* STATED GOAL:
Retype only the lines below from the one with "Give me the matplotlib source for this chart." to the one with "GRID = '#a0a0a0'", inclusive, skipping every image.

* STORED ROWS:
..............................
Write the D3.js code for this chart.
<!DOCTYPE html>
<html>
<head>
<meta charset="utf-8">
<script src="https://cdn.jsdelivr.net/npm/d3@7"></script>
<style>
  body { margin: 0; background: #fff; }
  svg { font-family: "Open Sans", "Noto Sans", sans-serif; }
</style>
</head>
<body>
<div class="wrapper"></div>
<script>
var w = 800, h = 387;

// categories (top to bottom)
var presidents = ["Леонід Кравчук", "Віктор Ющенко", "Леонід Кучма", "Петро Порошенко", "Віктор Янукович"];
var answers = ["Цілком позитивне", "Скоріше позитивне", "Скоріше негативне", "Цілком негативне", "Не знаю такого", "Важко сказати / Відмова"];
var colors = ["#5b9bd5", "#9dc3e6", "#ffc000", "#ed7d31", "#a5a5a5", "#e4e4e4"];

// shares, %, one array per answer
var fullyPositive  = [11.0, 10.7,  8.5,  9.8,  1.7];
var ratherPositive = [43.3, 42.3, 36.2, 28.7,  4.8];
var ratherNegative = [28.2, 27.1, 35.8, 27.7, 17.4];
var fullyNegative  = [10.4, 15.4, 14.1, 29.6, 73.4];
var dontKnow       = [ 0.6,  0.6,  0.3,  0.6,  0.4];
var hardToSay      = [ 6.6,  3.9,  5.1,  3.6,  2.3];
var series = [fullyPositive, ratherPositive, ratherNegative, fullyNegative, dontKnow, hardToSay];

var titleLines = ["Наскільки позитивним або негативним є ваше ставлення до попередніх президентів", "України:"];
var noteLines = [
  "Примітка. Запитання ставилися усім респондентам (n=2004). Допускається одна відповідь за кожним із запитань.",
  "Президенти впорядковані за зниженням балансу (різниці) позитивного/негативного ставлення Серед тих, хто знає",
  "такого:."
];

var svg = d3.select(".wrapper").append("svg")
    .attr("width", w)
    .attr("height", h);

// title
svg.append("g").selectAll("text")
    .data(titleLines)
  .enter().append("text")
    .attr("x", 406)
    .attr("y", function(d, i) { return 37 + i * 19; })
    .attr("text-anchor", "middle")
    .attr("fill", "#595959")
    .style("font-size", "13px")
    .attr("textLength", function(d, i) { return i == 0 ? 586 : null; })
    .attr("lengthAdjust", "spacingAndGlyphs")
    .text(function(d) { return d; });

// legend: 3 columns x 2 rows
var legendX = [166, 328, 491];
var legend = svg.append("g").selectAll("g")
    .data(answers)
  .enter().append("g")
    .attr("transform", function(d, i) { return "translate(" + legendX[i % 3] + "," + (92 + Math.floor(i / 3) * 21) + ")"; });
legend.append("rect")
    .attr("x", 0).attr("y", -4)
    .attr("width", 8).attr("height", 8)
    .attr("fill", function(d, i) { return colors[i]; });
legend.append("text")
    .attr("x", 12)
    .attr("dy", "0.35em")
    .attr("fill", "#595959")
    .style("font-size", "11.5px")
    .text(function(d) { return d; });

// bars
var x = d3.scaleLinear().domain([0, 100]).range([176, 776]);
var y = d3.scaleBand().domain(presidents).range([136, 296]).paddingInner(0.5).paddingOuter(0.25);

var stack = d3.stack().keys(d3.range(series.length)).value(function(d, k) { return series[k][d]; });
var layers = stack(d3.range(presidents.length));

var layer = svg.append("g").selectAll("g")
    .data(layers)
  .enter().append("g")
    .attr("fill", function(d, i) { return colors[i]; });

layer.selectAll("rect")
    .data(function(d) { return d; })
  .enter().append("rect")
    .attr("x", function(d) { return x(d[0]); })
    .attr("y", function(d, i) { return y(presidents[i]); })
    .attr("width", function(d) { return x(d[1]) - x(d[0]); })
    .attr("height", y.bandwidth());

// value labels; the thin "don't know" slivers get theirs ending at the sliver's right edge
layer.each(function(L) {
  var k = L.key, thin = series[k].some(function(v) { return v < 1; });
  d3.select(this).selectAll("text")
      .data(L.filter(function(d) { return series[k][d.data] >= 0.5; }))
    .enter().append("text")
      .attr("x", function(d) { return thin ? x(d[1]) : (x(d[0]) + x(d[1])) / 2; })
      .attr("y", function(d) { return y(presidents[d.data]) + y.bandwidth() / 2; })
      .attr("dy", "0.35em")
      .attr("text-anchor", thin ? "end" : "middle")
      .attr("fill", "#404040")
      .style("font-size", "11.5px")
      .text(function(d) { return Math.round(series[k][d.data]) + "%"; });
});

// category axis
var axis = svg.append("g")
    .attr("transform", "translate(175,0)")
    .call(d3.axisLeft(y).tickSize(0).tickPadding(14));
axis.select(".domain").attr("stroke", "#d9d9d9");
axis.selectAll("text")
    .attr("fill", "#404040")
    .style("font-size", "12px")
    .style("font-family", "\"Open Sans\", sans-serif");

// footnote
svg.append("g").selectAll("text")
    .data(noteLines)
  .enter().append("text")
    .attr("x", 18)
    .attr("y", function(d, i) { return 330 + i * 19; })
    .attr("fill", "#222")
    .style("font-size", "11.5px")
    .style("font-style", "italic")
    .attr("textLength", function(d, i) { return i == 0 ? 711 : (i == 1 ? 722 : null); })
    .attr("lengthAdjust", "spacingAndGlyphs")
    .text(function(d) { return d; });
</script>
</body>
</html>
..............................
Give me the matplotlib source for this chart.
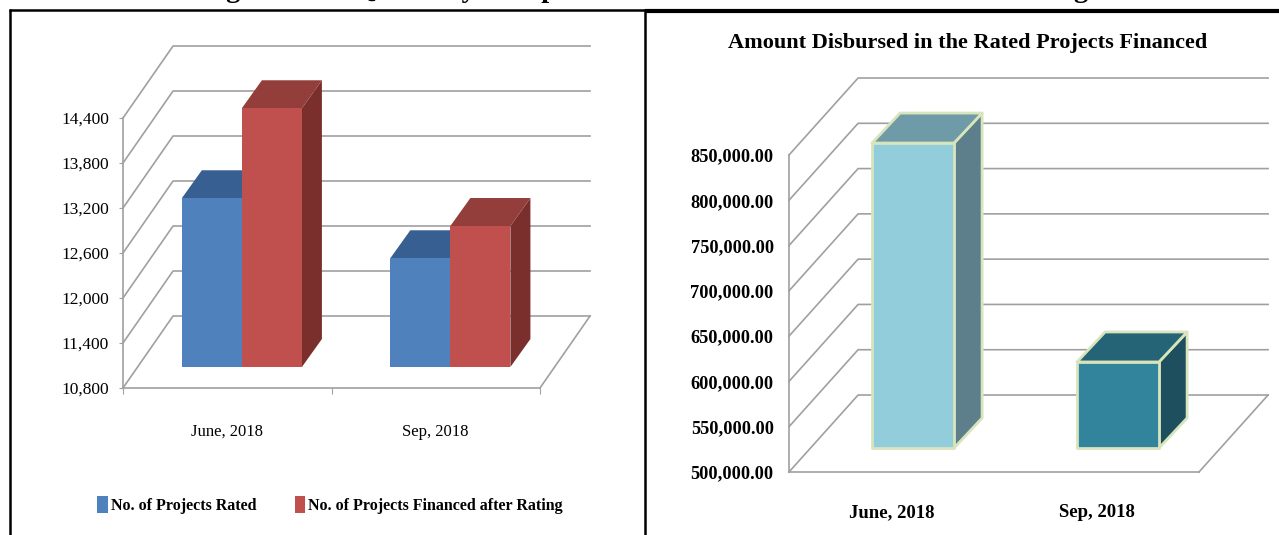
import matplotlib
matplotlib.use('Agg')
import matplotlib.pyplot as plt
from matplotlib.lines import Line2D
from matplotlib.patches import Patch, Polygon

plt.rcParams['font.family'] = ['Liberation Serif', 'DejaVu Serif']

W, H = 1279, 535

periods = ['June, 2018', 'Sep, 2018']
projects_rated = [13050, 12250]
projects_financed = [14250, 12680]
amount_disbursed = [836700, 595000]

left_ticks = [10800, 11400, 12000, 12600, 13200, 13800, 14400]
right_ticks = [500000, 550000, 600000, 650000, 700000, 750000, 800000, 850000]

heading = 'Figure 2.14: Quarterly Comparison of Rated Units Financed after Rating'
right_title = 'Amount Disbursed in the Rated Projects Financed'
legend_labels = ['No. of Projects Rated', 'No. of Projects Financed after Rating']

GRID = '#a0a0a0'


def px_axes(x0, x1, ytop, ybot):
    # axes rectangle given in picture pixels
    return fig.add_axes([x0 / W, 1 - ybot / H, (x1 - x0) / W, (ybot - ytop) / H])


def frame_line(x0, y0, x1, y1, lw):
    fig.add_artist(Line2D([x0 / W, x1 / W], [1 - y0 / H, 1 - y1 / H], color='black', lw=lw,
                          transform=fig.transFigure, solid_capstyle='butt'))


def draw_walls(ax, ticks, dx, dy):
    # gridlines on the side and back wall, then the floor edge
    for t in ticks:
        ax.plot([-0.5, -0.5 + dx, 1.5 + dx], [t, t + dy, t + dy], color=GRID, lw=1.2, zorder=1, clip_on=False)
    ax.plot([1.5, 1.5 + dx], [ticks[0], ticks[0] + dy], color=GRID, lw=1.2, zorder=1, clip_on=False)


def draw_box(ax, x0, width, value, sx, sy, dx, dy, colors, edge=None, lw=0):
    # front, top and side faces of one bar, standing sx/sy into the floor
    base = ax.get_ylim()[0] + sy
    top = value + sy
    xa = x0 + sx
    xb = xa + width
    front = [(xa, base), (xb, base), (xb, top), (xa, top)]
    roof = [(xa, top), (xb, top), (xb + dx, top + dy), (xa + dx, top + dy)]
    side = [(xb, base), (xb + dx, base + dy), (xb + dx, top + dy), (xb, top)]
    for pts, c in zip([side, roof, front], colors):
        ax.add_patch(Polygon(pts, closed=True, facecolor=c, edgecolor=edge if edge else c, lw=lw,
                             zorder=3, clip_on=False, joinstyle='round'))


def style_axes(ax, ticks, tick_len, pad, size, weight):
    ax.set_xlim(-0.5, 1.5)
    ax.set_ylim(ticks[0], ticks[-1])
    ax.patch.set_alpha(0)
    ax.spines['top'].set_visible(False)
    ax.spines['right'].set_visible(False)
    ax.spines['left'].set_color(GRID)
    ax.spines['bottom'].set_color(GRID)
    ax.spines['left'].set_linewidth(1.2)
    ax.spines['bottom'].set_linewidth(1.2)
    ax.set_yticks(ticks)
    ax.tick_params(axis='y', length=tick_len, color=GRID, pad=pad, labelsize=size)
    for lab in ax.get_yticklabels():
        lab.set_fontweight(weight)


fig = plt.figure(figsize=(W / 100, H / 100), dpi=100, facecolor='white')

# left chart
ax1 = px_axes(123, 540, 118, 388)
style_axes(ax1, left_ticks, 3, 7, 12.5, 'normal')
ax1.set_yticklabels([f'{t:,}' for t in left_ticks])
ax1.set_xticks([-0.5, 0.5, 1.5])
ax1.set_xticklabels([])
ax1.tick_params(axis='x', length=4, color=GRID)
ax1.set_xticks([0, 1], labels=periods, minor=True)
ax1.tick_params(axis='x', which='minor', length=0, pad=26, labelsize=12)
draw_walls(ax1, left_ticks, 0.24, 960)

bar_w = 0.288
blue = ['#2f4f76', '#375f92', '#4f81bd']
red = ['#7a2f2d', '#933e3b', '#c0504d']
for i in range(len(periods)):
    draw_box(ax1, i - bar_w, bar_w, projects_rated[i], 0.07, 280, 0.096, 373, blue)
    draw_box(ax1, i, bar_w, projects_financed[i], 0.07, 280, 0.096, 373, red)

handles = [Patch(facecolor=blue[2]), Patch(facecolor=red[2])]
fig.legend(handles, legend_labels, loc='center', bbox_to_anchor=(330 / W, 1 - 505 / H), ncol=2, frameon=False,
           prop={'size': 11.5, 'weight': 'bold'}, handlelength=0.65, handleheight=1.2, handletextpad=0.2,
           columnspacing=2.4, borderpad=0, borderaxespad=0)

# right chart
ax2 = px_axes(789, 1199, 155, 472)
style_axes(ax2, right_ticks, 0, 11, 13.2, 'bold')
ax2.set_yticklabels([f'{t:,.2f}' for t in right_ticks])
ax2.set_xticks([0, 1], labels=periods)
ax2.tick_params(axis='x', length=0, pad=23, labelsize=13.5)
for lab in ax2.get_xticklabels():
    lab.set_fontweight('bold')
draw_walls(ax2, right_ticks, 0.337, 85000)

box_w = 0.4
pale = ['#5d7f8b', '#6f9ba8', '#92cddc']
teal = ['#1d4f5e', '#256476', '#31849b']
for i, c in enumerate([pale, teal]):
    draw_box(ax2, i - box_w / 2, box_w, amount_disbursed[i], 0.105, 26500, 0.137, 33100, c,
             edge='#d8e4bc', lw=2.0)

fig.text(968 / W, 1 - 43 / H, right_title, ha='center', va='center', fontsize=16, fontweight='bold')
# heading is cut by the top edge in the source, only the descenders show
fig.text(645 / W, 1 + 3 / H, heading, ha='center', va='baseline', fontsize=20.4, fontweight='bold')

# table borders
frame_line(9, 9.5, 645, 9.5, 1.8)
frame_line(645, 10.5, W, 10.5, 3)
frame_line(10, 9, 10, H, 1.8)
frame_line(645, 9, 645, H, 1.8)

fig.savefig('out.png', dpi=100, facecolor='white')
..............................
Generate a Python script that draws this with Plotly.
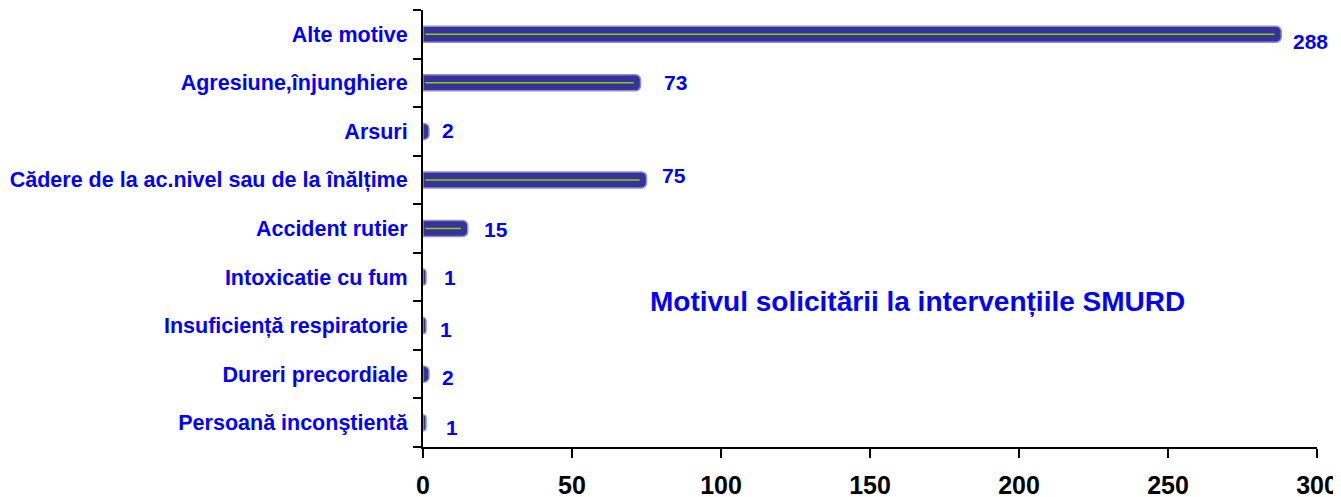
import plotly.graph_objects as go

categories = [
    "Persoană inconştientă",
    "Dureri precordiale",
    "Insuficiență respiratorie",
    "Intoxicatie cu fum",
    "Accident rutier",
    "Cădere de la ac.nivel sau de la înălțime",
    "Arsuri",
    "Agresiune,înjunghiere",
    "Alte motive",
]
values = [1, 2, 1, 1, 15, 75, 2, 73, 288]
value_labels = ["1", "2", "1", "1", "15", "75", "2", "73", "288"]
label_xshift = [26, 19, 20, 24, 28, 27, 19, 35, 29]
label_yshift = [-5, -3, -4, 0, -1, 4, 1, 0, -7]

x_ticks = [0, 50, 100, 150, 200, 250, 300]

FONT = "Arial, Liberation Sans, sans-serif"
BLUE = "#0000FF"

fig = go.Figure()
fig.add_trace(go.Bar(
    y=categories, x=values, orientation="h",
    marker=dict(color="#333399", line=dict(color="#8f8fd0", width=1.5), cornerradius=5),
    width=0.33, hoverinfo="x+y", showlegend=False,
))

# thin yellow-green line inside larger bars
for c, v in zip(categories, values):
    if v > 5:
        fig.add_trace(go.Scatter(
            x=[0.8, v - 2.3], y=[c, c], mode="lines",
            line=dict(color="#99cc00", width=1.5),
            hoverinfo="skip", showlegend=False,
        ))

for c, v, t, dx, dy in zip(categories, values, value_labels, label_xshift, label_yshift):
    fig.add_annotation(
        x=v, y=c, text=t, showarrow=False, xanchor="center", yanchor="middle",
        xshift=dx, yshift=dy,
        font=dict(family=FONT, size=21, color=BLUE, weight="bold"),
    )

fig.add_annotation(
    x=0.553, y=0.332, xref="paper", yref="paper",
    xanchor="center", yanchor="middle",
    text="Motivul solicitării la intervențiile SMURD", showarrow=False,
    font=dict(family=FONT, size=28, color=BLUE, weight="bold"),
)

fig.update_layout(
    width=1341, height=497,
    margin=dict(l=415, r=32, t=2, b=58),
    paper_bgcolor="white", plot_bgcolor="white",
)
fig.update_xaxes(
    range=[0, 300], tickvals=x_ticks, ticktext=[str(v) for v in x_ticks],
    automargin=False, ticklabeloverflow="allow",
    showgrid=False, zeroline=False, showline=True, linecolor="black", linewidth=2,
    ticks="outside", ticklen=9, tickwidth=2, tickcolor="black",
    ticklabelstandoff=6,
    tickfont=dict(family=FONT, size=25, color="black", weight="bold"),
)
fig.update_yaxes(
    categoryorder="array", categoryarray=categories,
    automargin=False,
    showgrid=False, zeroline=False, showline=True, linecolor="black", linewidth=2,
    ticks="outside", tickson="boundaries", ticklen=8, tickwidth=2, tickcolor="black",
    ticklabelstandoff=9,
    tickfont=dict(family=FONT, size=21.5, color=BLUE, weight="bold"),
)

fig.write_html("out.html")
..............................
* CORRECT RESPONSE:
Give me the matplotlib source for this chart.
import matplotlib
matplotlib.use('Agg')
import matplotlib.pyplot as plt
from matplotlib.lines import Line2D
from matplotlib.patches import Patch, Polygon

plt.rcParams['font.family'] = ['Liberation Serif', 'DejaVu Serif']

W, H = 1279, 535

periods = ['June, 2018', 'Sep, 2018']
projects_rated = [13050, 12250]
projects_financed = [14250, 12680]
amount_disbursed = [836700, 595000]

left_ticks = [10800, 11400, 12000, 12600, 13200, 13800, 14400]
right_ticks = [500000, 550000, 600000, 650000, 700000, 750000, 800000, 850000]

heading = 'Figure 2.14: Quarterly Comparison of Rated Units Financed after Rating'
right_title = 'Amount Disbursed in the Rated Projects Financed'
legend_labels = ['No. of Projects Rated', 'No. of Projects Financed after Rating']

GRID = '#a0a0a0'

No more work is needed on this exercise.